Основание | страница 77



Совсем по-другому ведет себя Петров. Мне кажется, что его увлекают наиболее древние рецепты. При этом для изучения он отбирает из этих древних наиболее тёмные и непонятные с точки зрения описания. Я понимаю и его подход. Наверняка в древности были известны секвенции, порождающие столь мощные мираклоиды, что владельцев формул опасение того, что рецепты попадут в чужие руки пугало больше, чем риск того, что эти секвенции сделаются недоступными для наследников и продолжателей их дела. Такие рецепты часто оказывались зашифрованными, причем шифровали их самыми различными способами. Часто использовались иносказания и метафоры, которые мог бы разгадать только очень ученый человек с глубокой и весьма специфической эрудицией. К моему радостному удивлению, Петров оказался именно таким. Оказавшись не слишком впечатляющим лингвистом, скажу прямо, примерно моего уровня, он виртуозно пользовался услугами профессионалов-переводчиков, раскрывая в результате секреты, которые, на мой взгляд, разгадать было невозможно. Я помню, как он расшифровал рецепт оживления пражского глиняного голема. Убедившись с моей помощью, что рецепт действительно содержит формулу некой работающей секвенции, он тут же переключился на изучение скана следующего манускрипта.

Наибольшие затруднения у Петрова вызывали формулы, зашифрованные с помощью намеков и аллюзий, которые могли быть известны только родственникам или близким знакомым владельца. Мне кажется, что Петров особенно был недоволен тем, что и само описание мираклоида было успешно скрыто от его понимания. Думаю, что если бы по описанию можно было понять, что этот рецепт для нас очень важен, Петров приложил бы все силы к расшифровке формулы. Но посудите сами, стоит ли, далеко не будучи уверенным в положительном результате, тратить силы на расшифровку секвенции под названием «Язык синего дракона возрождает дом Цу» (китайская формула, примерно девятого века) или «Теплый синий чулок достопочтенной тетушки Эльзы» (материал из Германии, предположительно XV век).

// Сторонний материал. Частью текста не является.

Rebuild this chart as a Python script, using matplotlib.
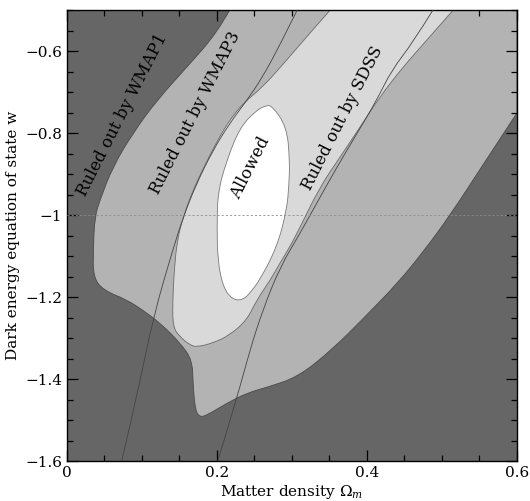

Зато столкнувшись с настоящими шифрами, когда с помощью того или иного метода кодировки прозрачная формула скрывалась от посторонних лиц, Петров радовался, как дитя – по его словам криптография, как серьезная наука, появилась лишь в начале двадцатого века, а древние шифры разнообразием не отличались.

Во время очередного ланча, когда в душе Петрова боролись удовлетворение от того, что он расколол скорлупу очередного крепкого орешка, с разочарованием тем, что внутри не оказалось ничего интересного, он вдруг решил познакомить меня с историей криптографии. Оказалось, что шифрование применялись уже в третьем веке до нашей эры. Принципом этой древней кодировки была замена одного алфавита на другой. Этот подход мне хорошо известен. Именно таким образом я начал переписываться на уроках со своим другом классе примерно в третьем. Я передавал ему записочку через соседние парты, а нескромные одноклассники пытались ее прочитать. Раскрыв записку, они видели загадочные иероглифы и, преисполнившись уважения, передавали записку дальше. Вскоре мода на секретные алфавиты охватила весь класс. Мне припоминается, что все алфавиты, по сути, были одноразовыми. Уже на следующий день шифровальные таблицы утеривались и бодро создавались новые. Увлечение продолжалось примерно одну четверть, после чего было благополучно забыто. Мода есть мода.